───── ENTRIES SHOWN

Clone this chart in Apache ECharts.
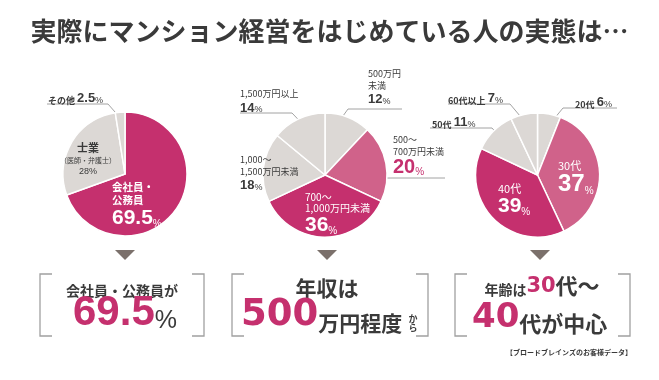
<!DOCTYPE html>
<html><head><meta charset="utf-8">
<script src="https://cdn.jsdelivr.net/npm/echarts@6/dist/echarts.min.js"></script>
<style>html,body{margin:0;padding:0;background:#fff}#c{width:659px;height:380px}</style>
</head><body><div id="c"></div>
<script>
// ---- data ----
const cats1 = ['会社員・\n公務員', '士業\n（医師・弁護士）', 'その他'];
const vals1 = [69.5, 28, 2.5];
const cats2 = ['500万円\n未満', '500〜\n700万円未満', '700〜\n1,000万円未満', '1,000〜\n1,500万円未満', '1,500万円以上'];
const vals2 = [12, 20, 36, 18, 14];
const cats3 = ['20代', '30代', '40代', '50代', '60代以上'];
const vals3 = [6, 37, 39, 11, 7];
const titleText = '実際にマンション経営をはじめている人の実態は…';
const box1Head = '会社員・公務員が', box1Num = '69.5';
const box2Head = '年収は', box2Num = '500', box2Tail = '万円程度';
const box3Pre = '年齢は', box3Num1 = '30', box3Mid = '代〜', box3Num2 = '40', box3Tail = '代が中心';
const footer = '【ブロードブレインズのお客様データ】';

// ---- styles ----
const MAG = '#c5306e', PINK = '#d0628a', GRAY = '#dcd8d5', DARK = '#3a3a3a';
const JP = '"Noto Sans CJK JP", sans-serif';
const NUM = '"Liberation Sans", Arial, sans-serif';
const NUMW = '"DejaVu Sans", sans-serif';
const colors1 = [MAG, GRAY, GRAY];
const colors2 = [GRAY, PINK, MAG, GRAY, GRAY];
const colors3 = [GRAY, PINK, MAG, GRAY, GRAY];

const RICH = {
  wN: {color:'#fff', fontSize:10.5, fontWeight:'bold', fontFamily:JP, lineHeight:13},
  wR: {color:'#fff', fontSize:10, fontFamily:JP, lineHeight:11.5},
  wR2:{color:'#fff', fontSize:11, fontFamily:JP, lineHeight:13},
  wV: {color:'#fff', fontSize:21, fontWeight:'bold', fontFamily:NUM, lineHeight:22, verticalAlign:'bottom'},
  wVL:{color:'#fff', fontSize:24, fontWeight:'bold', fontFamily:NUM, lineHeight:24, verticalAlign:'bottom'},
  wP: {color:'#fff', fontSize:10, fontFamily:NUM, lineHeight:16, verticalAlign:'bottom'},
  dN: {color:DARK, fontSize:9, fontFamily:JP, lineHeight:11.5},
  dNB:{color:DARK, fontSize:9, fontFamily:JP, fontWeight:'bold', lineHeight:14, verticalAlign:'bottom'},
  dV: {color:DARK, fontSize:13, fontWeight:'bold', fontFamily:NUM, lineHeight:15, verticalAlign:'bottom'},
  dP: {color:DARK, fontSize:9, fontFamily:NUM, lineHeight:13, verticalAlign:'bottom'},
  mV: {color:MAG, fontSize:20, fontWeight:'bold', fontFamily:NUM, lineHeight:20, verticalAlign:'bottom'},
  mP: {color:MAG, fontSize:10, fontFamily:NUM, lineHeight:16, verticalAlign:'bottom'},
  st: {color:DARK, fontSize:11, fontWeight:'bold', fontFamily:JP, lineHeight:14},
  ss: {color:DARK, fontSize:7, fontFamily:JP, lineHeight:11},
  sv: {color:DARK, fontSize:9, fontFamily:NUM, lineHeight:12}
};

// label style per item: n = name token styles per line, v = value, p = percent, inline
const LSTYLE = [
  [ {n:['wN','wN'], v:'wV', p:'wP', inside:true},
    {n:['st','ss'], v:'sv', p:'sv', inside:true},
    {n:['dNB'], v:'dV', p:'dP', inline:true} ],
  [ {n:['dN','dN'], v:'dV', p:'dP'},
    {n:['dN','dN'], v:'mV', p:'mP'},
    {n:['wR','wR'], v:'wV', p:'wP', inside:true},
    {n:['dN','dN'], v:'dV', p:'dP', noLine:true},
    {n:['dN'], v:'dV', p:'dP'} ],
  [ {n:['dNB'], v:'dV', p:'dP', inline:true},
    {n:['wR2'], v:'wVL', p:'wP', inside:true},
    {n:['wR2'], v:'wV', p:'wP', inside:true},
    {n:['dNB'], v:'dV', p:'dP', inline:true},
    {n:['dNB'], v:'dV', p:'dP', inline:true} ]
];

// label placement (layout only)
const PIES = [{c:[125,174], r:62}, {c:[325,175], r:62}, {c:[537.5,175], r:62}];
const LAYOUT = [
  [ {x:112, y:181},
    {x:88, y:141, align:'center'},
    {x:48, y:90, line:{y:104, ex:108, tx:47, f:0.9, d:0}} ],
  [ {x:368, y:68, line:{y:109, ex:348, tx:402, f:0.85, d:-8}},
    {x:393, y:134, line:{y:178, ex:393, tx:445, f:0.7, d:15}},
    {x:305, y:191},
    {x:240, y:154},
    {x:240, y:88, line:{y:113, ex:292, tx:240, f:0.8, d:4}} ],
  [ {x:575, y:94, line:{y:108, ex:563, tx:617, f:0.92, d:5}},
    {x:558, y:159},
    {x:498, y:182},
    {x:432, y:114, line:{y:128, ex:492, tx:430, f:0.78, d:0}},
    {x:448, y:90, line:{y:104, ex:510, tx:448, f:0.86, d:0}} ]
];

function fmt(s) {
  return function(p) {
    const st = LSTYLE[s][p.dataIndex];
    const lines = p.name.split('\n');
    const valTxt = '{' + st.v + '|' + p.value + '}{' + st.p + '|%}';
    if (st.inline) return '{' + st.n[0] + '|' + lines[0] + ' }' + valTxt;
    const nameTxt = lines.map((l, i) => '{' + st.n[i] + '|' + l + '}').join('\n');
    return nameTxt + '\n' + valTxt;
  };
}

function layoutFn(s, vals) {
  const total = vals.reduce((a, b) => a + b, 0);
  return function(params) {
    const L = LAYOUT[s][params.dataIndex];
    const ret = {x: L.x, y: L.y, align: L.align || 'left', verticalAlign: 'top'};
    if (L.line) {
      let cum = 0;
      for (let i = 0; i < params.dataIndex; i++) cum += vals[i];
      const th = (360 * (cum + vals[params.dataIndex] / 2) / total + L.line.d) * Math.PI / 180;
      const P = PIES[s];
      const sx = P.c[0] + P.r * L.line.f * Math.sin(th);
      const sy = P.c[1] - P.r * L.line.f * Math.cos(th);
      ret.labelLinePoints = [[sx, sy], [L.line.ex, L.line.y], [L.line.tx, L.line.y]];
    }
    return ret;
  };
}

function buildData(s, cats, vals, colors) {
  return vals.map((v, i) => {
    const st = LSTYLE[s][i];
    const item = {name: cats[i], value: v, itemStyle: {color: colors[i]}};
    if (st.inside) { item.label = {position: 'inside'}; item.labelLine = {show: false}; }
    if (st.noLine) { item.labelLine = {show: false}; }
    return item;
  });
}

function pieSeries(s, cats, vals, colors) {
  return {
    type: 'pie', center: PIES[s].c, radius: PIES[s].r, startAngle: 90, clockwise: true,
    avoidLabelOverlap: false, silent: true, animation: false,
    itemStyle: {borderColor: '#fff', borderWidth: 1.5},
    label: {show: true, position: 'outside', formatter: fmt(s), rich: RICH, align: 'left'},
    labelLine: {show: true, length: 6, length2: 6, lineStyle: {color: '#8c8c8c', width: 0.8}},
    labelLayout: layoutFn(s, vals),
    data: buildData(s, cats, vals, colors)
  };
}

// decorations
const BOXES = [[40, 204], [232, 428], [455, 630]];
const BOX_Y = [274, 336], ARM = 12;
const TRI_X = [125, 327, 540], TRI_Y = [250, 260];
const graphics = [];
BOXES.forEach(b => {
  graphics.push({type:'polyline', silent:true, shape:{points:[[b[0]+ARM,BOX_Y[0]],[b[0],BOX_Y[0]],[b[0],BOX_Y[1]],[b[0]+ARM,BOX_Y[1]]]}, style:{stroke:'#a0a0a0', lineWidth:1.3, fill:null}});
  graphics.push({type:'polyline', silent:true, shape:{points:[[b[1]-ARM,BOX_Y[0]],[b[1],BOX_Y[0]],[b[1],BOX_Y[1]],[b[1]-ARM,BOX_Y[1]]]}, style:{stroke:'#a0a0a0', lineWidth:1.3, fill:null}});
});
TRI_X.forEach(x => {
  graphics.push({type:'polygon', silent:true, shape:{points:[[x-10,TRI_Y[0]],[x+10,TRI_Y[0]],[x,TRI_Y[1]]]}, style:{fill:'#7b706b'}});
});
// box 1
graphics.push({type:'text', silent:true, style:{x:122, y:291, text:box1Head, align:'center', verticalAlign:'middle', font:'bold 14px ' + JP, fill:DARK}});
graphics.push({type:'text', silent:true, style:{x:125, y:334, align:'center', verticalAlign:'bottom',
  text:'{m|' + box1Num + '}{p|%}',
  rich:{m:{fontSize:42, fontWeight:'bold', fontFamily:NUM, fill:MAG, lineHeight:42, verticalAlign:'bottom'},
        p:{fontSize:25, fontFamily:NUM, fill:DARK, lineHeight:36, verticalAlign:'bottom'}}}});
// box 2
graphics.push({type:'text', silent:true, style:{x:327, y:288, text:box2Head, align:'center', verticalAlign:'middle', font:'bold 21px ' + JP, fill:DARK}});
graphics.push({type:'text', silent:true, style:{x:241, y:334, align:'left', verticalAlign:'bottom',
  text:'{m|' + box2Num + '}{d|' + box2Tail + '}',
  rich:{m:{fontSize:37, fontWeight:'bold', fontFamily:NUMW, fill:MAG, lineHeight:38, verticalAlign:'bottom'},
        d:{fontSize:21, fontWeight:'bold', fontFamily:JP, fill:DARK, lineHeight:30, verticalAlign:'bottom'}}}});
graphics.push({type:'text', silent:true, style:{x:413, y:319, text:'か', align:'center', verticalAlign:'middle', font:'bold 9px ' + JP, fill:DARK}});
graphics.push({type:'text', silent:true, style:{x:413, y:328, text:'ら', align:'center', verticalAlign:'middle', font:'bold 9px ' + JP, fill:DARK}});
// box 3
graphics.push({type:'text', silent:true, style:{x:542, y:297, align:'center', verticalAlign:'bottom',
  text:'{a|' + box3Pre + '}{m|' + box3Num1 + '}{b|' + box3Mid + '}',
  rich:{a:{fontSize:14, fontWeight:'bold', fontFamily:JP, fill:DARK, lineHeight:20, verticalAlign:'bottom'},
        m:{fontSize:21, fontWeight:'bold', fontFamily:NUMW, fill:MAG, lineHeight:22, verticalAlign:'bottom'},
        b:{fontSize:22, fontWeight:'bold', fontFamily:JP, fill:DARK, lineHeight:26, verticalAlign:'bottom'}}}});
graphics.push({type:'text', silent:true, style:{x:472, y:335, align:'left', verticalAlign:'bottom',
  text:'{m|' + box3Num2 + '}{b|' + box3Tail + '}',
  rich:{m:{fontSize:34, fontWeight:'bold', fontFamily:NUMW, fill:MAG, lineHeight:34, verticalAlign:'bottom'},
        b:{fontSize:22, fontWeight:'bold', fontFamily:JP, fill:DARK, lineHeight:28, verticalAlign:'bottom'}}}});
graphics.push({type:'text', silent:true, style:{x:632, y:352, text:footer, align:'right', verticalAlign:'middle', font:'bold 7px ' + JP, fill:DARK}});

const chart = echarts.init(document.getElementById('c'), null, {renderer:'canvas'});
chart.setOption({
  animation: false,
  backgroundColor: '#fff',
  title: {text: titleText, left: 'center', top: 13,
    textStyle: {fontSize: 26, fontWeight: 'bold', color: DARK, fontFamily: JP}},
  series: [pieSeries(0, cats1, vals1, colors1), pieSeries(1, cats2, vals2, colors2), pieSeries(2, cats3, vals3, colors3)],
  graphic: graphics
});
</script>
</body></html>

──────────
───── ENTRIES SHOWN

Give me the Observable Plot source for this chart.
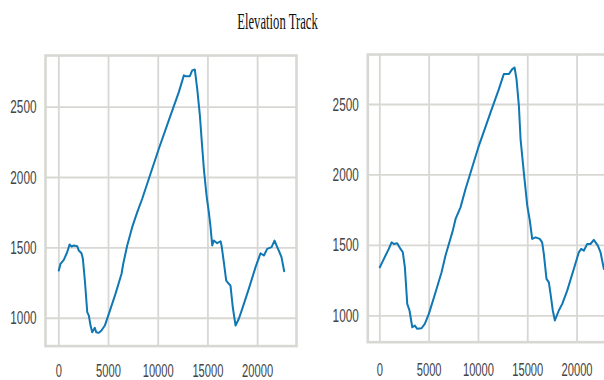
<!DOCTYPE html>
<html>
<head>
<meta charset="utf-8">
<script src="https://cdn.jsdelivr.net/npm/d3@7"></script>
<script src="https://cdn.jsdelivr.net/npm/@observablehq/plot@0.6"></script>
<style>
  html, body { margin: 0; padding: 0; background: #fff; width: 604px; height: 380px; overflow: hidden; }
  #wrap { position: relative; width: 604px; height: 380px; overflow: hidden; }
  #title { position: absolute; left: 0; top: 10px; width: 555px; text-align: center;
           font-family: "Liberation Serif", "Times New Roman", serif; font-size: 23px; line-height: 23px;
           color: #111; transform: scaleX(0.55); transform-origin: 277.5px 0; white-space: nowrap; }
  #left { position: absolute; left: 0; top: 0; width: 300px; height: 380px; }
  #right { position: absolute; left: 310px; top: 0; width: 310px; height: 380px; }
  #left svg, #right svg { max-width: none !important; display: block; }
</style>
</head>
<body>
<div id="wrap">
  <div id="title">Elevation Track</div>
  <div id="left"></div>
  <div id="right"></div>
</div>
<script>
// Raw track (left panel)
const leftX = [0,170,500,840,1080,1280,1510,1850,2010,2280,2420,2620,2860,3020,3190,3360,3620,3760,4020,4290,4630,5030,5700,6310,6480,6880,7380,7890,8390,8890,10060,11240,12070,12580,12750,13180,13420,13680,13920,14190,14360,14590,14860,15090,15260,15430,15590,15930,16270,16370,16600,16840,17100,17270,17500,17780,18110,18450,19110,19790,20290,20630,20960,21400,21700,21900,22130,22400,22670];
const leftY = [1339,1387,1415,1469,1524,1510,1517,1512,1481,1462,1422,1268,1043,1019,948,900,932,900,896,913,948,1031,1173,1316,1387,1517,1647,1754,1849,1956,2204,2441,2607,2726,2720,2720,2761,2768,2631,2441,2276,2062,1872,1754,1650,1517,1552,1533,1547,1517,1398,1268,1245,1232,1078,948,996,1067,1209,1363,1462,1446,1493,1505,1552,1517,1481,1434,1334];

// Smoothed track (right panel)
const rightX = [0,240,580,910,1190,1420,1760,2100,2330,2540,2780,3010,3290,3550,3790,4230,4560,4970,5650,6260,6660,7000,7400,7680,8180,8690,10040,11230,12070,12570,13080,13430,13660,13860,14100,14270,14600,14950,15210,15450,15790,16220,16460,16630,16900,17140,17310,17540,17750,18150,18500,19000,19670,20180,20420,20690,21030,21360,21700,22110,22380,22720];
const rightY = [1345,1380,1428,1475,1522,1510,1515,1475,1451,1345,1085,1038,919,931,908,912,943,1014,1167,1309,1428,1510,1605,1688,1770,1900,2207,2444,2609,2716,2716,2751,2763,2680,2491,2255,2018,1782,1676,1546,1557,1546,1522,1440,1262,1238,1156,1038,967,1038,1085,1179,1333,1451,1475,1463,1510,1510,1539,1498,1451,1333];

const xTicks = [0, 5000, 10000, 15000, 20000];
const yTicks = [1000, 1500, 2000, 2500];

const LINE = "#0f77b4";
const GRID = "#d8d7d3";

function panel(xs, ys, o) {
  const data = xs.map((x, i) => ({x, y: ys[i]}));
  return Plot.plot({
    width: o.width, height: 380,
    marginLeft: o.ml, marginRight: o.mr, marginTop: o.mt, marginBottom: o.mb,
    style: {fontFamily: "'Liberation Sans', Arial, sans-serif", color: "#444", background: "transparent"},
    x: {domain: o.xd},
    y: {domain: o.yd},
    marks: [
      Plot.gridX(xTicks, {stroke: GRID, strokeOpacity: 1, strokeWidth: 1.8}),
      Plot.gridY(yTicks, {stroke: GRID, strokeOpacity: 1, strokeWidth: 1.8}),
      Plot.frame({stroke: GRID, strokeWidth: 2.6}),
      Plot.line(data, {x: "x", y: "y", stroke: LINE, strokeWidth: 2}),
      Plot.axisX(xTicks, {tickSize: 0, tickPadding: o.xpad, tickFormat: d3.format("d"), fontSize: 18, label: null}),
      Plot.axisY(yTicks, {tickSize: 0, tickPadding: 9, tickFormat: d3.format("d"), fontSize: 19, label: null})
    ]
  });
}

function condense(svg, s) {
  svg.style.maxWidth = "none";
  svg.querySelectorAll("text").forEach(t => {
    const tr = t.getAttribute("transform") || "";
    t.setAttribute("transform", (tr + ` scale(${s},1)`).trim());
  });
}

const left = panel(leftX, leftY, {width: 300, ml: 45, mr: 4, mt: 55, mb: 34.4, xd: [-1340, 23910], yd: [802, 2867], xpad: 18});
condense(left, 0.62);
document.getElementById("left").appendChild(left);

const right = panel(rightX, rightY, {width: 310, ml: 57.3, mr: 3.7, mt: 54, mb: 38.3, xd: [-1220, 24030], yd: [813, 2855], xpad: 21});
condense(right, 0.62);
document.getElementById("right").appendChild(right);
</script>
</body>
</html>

──────────
───── ENTRIES SHOWN

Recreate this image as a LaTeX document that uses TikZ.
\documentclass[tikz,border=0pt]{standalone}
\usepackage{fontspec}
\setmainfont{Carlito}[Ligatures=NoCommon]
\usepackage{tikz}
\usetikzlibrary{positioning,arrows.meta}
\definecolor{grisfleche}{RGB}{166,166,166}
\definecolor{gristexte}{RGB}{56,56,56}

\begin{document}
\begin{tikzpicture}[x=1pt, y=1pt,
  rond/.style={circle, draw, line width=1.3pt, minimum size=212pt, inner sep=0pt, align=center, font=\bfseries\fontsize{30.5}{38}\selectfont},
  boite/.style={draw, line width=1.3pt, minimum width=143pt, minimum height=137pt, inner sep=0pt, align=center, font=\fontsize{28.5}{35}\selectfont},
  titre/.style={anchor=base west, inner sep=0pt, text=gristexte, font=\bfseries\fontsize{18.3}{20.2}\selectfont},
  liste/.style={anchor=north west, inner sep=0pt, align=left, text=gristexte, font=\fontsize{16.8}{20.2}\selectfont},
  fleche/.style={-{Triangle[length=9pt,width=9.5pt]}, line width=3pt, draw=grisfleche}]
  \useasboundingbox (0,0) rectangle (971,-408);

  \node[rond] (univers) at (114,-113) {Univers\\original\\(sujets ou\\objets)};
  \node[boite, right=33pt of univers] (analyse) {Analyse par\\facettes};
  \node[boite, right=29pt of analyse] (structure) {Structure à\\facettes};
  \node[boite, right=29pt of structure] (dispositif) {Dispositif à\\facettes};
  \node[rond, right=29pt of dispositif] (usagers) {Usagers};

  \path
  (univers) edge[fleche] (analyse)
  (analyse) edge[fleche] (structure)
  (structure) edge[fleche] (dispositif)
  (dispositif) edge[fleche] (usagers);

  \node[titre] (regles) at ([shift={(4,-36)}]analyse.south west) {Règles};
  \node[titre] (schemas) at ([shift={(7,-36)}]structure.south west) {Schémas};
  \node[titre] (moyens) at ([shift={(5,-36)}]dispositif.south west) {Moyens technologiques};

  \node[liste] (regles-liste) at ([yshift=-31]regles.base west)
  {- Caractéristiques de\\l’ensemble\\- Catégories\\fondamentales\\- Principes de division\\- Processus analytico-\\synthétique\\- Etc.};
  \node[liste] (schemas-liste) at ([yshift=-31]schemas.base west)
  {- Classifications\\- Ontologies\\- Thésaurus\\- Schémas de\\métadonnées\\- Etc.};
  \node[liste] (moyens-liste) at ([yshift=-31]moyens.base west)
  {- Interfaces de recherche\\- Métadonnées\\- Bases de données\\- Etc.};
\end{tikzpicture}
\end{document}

──────────

Leaving out all pictures, set down exactly the lines of the material above, from the line with "Clone this chart in Apache ECharts." to the line with "const colors3 = [GRAY, PINK, MAG, GRAY, GRAY];" inclusive, and no others.

Clone this chart in Apache ECharts.
<!DOCTYPE html>
<html><head><meta charset="utf-8">
<script src="https://cdn.jsdelivr.net/npm/echarts@6/dist/echarts.min.js"></script>
<style>html,body{margin:0;padding:0;background:#fff}#c{width:659px;height:380px}</style>
</head><body><div id="c"></div>
<script>
// ---- data ----
const cats1 = ['会社員・\n公務員', '士業\n（医師・弁護士）', 'その他'];
const vals1 = [69.5, 28, 2.5];
const cats2 = ['500万円\n未満', '500〜\n700万円未満', '700〜\n1,000万円未満', '1,000〜\n1,500万円未満', '1,500万円以上'];
const vals2 = [12, 20, 36, 18, 14];
const cats3 = ['20代', '30代', '40代', '50代', '60代以上'];
const vals3 = [6, 37, 39, 11, 7];
const titleText = '実際にマンション経営をはじめている人の実態は…';
const box1Head = '会社員・公務員が', box1Num = '69.5';
const box2Head = '年収は', box2Num = '500', box2Tail = '万円程度';
const box3Pre = '年齢は', box3Num1 = '30', box3Mid = '代〜', box3Num2 = '40', box3Tail = '代が中心';
const footer = '【ブロードブレインズのお客様データ】';

// ---- styles ----
const MAG = '#c5306e', PINK = '#d0628a', GRAY = '#dcd8d5', DARK = '#3a3a3a';
const JP = '"Noto Sans CJK JP", sans-serif';
const NUM = '"Liberation Sans", Arial, sans-serif';
const NUMW = '"DejaVu Sans", sans-serif';
const colors1 = [MAG, GRAY, GRAY];
const colors2 = [GRAY, PINK, MAG, GRAY, GRAY];
const colors3 = [GRAY, PINK, MAG, GRAY, GRAY];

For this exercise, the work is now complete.